Faced with what RT executive Beverly Scott called a brewing fiscal "Armageddon," the RT board this week eliminated several planned bus service expansions in Natomas and Arden Arcade, and froze spending at last year's levels.

Then in an editorial by Dan Weintraub --the sky isn't falling:

Schwarzenegger's proposal has flaws. But taken as a whole, in the context of California's ongoing budget problems, the governor's plan is a reasonable opening to a discussion about the proper level of state support for transit. And its effect would probably not be as disastrous as the transit lobby is making it out to be.


Then there's this response to Weintraub from DOF's Genest:


While much of Dan Weintraub's April 15 column on transit spending and the state budget ("Governor is in trouble over plan for transit funds," Forum) is on the mark, one point he raises warrants some additional discussion.
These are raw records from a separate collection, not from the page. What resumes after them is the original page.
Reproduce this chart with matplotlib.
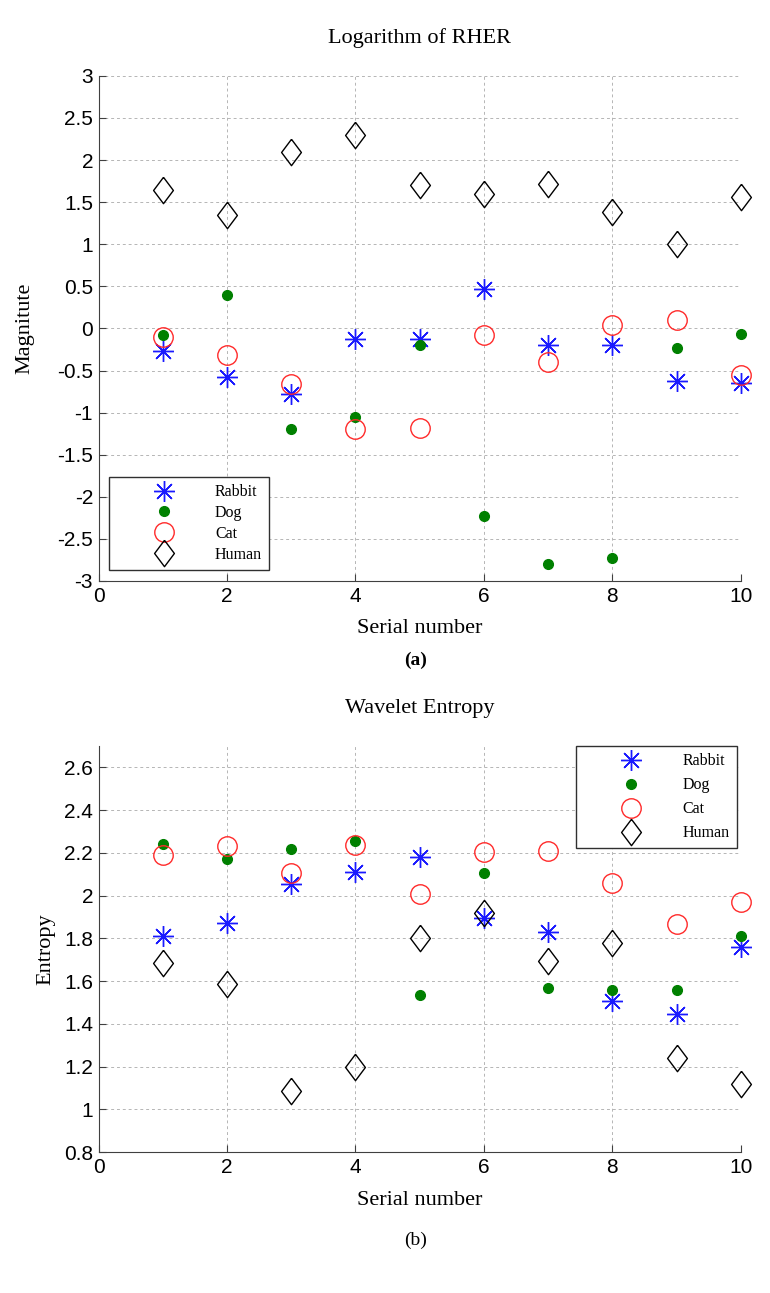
import matplotlib
matplotlib.use("Agg")
import matplotlib.pyplot as plt

# -----------------------------------------
# data
# -----------------------------------------
serial = [1, 2, 3, 4, 5, 6, 7, 8, 9, 10]

# (a) logarithm of RHER
rher_rabbit = [-0.27, -0.58, -0.78, -0.12, -0.13, 0.47, -0.20, -0.20, -0.63, -0.65]
rher_dog = [-0.08, 0.40, -1.20, -1.05, -0.20, -2.23, -2.80, -2.73, -0.23, -0.07]
rher_cat = [-0.10, -0.32, -0.66, -1.20, -1.18, -0.08, -0.40, 0.04, 0.10, -0.55]
rher_human = [1.65, 1.35, 2.10, 2.30, 1.70, 1.60, 1.72, 1.38, 1.00, 1.56]

# (b) wavelet entropy
we_rabbit = [1.81, 1.87, 2.055, 2.11, 2.18, 1.895, 1.83, 1.505, 1.445, 1.76]
we_dog = [2.24, 2.17, 2.22, 2.255, 1.535, 2.105, 1.57, 1.56, 1.56, 1.81]
we_cat = [2.19, 2.23, 2.105, 2.235, 2.01, 2.205, 2.21, 2.06, 1.865, 1.97]
we_human = [1.685, 1.585, 1.085, 1.20, 1.80, 1.92, 1.695, 1.78, 1.24, 1.12]

labels = ["Rabbit", "Dog", "Cat", "Human"]

serif = "Liberation Serif"
sans = "Liberation Sans"

# matlab-like markers
star = (8, 2, 0)
diamond = [(0, 1), (0.75, 0), (0, -1), (-0.75, 0), (0, 1)]

styles = [
    dict(marker=star, ms=15, color="#1a1aff", mew=1.0),
    dict(marker="o", ms=7, color="#008000", mec="#008000"),
    dict(marker="o", ms=14, mfc="none", mec="#ff2a2a", mew=1.0),
    dict(marker=diamond, ms=19, mfc="none", mec="black", mew=1.0),
]


def draw(ax, series, title, ylabel, ylim, yticks, ylabelpad, leg_kw):
    handles = []
    for values, st, lab in zip(series, styles, labels):
        h, = ax.plot(serial, values, ls="none", clip_on=False, zorder=3,
                     label=lab, **st)
        handles.append(h)

    ax.set_xlim(0, 10)
    ax.set_ylim(*ylim)
    ax.set_xticks([0, 2, 4, 6, 8, 10])
    ax.set_yticks(yticks)
    ax.set_yticklabels([("%g" % t) for t in yticks])
    ax.grid(True, ls=(0, (3, 3)), color="#b5b5b5", lw=0.7)
    ax.spines["top"].set_visible(False)
    ax.spines["right"].set_visible(False)
    for s in ("left", "bottom"):
        ax.spines[s].set_color("#404040")
    ax.tick_params(direction="in", length=5, labelsize=15, pad=4,
                   color="#404040")
    for t in ax.get_xticklabels() + ax.get_yticklabels():
        t.set_fontfamily(sans)
    ax.set_title(title, fontsize=16, family=serif, pad=24)
    ax.set_xlabel("Serial number", fontsize=16, family=serif, labelpad=10)
    ax.set_ylabel(ylabel, fontsize=16, family=serif, labelpad=ylabelpad)

    leg = ax.legend(handles, labels, prop={"family": serif, "size": 11.5},
                    fancybox=False, edgecolor="#303030", framealpha=1,
                    handletextpad=0.2, borderpad=0.45,
                    handlelength=6.0, borderaxespad=0.0, **leg_kw)
    leg.get_frame().set_linewidth(1.0)


fig = plt.figure(figsize=(7.7, 12.93), dpi=100)
ax1 = fig.add_axes([0.128, 0.5507, 0.834, 0.3906])
ax2 = fig.add_axes([0.128, 0.109, 0.834, 0.314])

draw(ax1, (rher_rabbit, rher_dog, rher_cat, rher_human),
     "Logarithm of RHER", "Magnitute", (-3, 3),
     [-3, -2.5, -2, -1.5, -1, -0.5, 0, 0.5, 1, 1.5, 2, 2.5, 3], 16,
     dict(loc="lower left", bbox_to_anchor=(0.016, 0.022), labelspacing=0.3))
draw(ax2, (we_rabbit, we_dog, we_cat, we_human),
     "Wavelet Entropy", "Entropy", (0.8, 2.7),
     [0.8, 1, 1.2, 1.4, 1.6, 1.8, 2, 2.2, 2.4, 2.6], 6,
     dict(loc="upper right", bbox_to_anchor=(0.994, 1.0), labelspacing=0.5))

fig.text(0.54, 1 - 660 / 1293, "(a)", ha="center", va="center",
         fontsize=14, family=serif, weight="bold")
fig.text(0.54, 1 - 1240 / 1293, "(b)", ha="center", va="center",
         fontsize=14, family=serif)

fig.savefig("out.png", dpi=100)
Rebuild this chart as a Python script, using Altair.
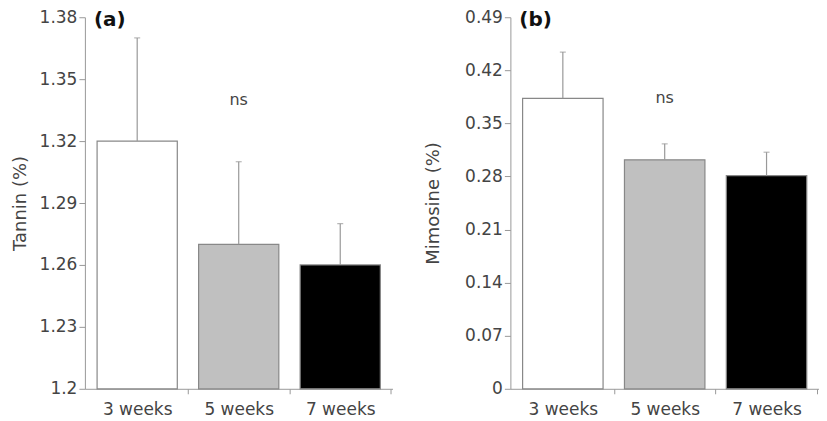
import altair as alt
import pandas as pd

weeks = ["3 weeks", "5 weeks", "7 weeks"]
fills = ["#ffffff", "#c0c0c0", "#000000"]

tannin_mean = [1.32, 1.27, 1.26]
tannin_upper = [1.37, 1.31, 1.28]
tannin_ticks = [1.2, 1.23, 1.26, 1.29, 1.32, 1.35, 1.38]
tannin_ns = 1.340

mimo_mean = [0.383, 0.302, 0.281]
mimo_upper = [0.444, 0.323, 0.312]
mimo_ticks = [0, 0.07, 0.14, 0.21, 0.28, 0.35, 0.42, 0.49]
mimo_ns = 0.383

H = 372
P_IN, P_OUT = 0.21, 0.12
FONT = "DejaVu Sans"
AX = "#999999"
LAB = "#444444"


def panel(means, uppers, ticks, title, letter, ns_val, title_pad, W):
    step = W / (3 - P_IN + 2 * P_OUT)
    lo, hi = ticks[0], ticks[-1]
    df = pd.DataFrame({"week": weeks, "mean": means, "upper": uppers,
                       "base": [lo] * 3})
    x = alt.X("week:N", sort=weeks,
              scale=alt.Scale(paddingInner=P_IN, paddingOuter=P_OUT),
              axis=alt.Axis(title=None, labelAngle=0, labelFont=FONT,
                            labelFontSize=17, labelColor=LAB,
                            domainColor=AX, tickColor=AX, tickSize=5,
                            tickOffset=step / 2, labelOffset=-step / 2,
                            labelPadding=8))
    y = alt.Y("mean:Q",
              scale=alt.Scale(domain=[lo, hi], zero=False, nice=False),
              axis=alt.Axis(title=title, values=ticks, format=".2~f",
                            grid=False, labelFont=FONT, labelFontSize=17,
                            labelColor=LAB, titleFont=FONT, titleFontSize=18,
                            titleFontWeight="normal", titleColor=LAB,
                            domainColor=AX, tickColor=AX, tickSize=6,
                            labelPadding=2, titlePadding=title_pad))
    base = alt.Chart(df)
    bars = base.mark_bar(stroke="#888888", strokeWidth=1.2).encode(
        x=x, y=y, y2="base:Q",
        color=alt.Color("week:N", sort=weeks,
                        scale=alt.Scale(domain=weeks, range=fills),
                        legend=None))
    err = base.mark_rule(color="#999999", strokeWidth=1.2).encode(
        x=alt.X("week:N", sort=weeks), y="mean:Q", y2="upper:Q")
    cap = base.mark_tick(color="#999999", thickness=1.2, size=6,
                         orient="horizontal").encode(
        x=alt.X("week:N", sort=weeks), y="upper:Q")
    ns = alt.Chart(pd.DataFrame({"week": ["5 weeks"], "v": [ns_val],
                                 "t": ["ns"]})).mark_text(
        font=FONT, fontSize=16, color=LAB).encode(
        x=alt.X("week:N", sort=weeks), y="v:Q", text="t:N")
    lab = alt.Chart(pd.DataFrame({"t": [letter]})).mark_text(
        font=FONT, fontSize=20, fontWeight="bold", color="#111111",
        align="left", baseline="middle").encode(
        x=alt.value(9), y=alt.value(3), text="t:N")
    return alt.layer(bars, err, cap, ns, lab).properties(width=W, height=H)


a = panel(tannin_mean, tannin_upper, tannin_ticks, "Tannin (%)", "(a)",
          tannin_ns, 10, 308)
b = panel(mimo_mean, mimo_upper, mimo_ticks, "Mimosine (%)", "(b)",
          mimo_ns, 22, 309)

chart = alt.hconcat(a, b, spacing=32).properties(
    padding={"left": 3, "top": 0, "right": 0, "bottom": 0},
    background="white",
).configure_view(stroke=None)

chart.save("out.html", embed_options={"renderer": "svg", "actions": False})
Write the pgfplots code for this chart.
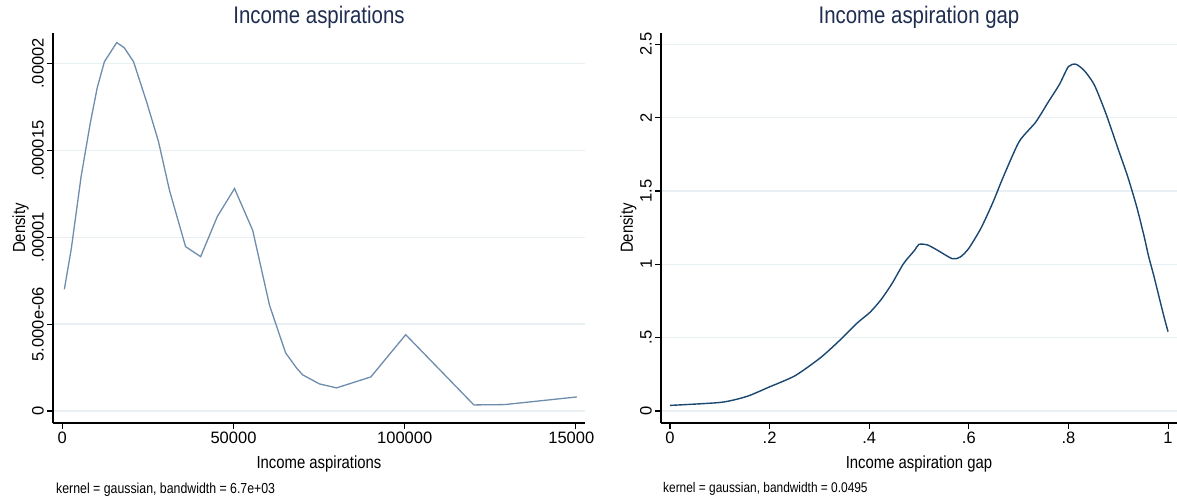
\documentclass[border=0pt]{standalone}
\usepackage{fontspec}
\setmainfont{Liberation Sans}
\newfontfamily\narrowfont[FakeStretch=0.85]{Liberation Sans}
\usepackage{pgfplots}
\pgfplotsset{compat=1.18}
\definecolor{gridc}{RGB}{232,240,243}
\definecolor{titlec}{RGB}{30,45,80}
\definecolor{lineL}{RGB}{110,140,172}
\definecolor{lineR}{RGB}{26,71,111}
\pgfplotsset{statastyle/.style={
  scale only axis, height=390pt,
  clip mode=individual,
  axis x line*=bottom, axis y line*=left,
  axis line style={black, line width=1.3pt},
  tick align=outside, major tick length=6pt,
  tick style={black, line width=1.1pt},
  ymajorgrids, grid style={gridc, line width=1.4pt},
  scaled y ticks=false, scaled x ticks=false,
  /pgf/number format/assume math mode=true,
  ticklabel style={font=\fontsize{16.5}{16.5}\selectfont},
  yticklabel style={rotate=90, anchor=south, inner sep=3pt},
  xticklabel style={anchor=north, inner sep=3pt},
  title style={font=\narrowfont\fontsize{24}{24}\selectfont, text=titlec, at={(0.5,1)}, anchor=base, yshift=3pt},
  xlabel style={font=\narrowfont\fontsize{17.5}{17.5}\selectfont, at={(axis description cs:0.5,0)}, anchor=base, yshift=-45pt},
  ylabel style={font=\narrowfont\fontsize{17.5}{17.5}\selectfont, anchor=base},
}}
\begin{document}
\begin{tikzpicture}
\useasboundingbox (0,0) rectangle (1177pt,499pt);
\begin{axis}[statastyle, at={(53pt,76pt)}, anchor=south west, width=532pt,
  xmin=-2716, xmax=152658, ymin=-6.9e-7, ymax=2.175e-5,
  xtick={0,50000,100000,150000}, xticklabels={0,50000,100000,15000\phantom{0}},
  ytick={0,5e-6,1e-5,1.5e-5,2e-5}, yticklabels={0,5.000e-06,.00001,.000015,.00002},
  title={Income aspirations}, xlabel={Income aspirations}, ylabel={Density},
  ylabel style={at={(axis description cs:-0.0526,0.5)}}]
\addplot[lineL, line width=1.3pt] coordinates {
(600,7.0e-6) (2600,9.3e-6) (5500,1.35e-5) (8200,1.66e-5) (10200,1.86e-5)
(12300,2.01e-5) (15900,2.12e-5) (18100,2.09e-5) (20800,2.01e-5) (24600,1.78e-5)
(28100,1.55e-5) (31300,1.27e-5) (36000,9.46e-6) (40400,8.88e-6) (45300,1.12e-5)
(50300,1.28e-5) (55600,1.04e-5) (60500,6.1e-6) (65200,3.35e-6) (68400,2.48e-6)
(70200,2.08e-6) (75100,1.56e-6) (80100,1.33e-6) (90100,1.96e-6) (100300,4.39e-6)
(120200,3.5e-7) (129200,3.7e-7) (150300,8.1e-7)};
\node[anchor=base west, font=\narrowfont\fontsize{14.5}{14.5}\selectfont, inner sep=0pt] at (axis description cs:0,0) [xshift=3pt, yshift=-70pt] {kernel = gaussian, bandwidth = 6.7e+03};
\end{axis}
\begin{axis}[statastyle, at={(661pt,76pt)}, anchor=south west, width=516pt,
  xmin=-0.018, xmax=1.018, ymin=-0.082, ymax=2.577,
  xtick={0,0.2,0.4,0.6,0.8,1}, xticklabels={0,.2,.4,.6,.8,1},
  ytick={0,0.5,1,1.5,2,2.5}, yticklabels={0,.5,1,1.5,2,2.5},
  title={Income aspiration gap}, xlabel={Income aspiration gap}, ylabel={Density},
  ylabel style={at={(axis description cs:-0.0543,0.5)}}]
\addplot[lineR, line width=1.4pt, smooth, tension=0.4] coordinates {
(0,0.038) (0.103,0.059) (0.155,0.10) (0.199,0.163) (0.251,0.24) (0.301,0.36)
(0.336,0.466) (0.376,0.60) (0.402,0.674) (0.424,0.76) (0.446,0.87) (0.469,1.005)
(0.491,1.095) (0.500,1.136) (0.517,1.132) (0.535,1.10) (0.567,1.038) (0.583,1.05)
(0.600,1.109) (0.625,1.25) (0.649,1.427) (0.668,1.586) (0.701,1.836) (0.734,1.968)
(0.760,2.109) (0.782,2.227) (0.800,2.348) (0.815,2.364) (0.832,2.32) (0.852,2.223)
(0.875,2.03) (0.900,1.784) (0.919,1.598) (0.937,1.393) (0.952,1.19) (0.961,1.054)
(0.972,0.914) (0.991,0.654) (1.0,0.541)};
\node[anchor=base west, font=\narrowfont\fontsize{14}{14}\selectfont, inner sep=0pt] at (axis description cs:0,0) [xshift=2pt, yshift=-69pt] {kernel = gaussian, bandwidth = 0.0495};
\end{axis}
\end{tikzpicture}
\end{document}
His assertion that the budget breaks faith with the voters because it uses funds from voter-approved transportation bonds for transit projects -- instead of the state's already overburdened general fund -- is off track. These funds will indeed be spent on public transit projects as promised.

At the same time, the governor is proposing to use a spike in sales tax revenue from high gas prices to finance transit programs for school children and for the developmentally disabled. In recent years, the Legislature has voted to divert these revenues for programs that were tangentially related to public transit (retrofitting Bay Area bridges), or to flat-out siphon off all of these revenues to programs that were no relation to public transit whatsoever.

By contrast, the governor's budget dedicates a portion of these revenues to programs that are clearly transit-related, while at the same time increasing the overall year-over-year state support for local transit agencies by $300 million for a total of $1.5 billion. That's good for public transit, and that's also good for the state's bottom line.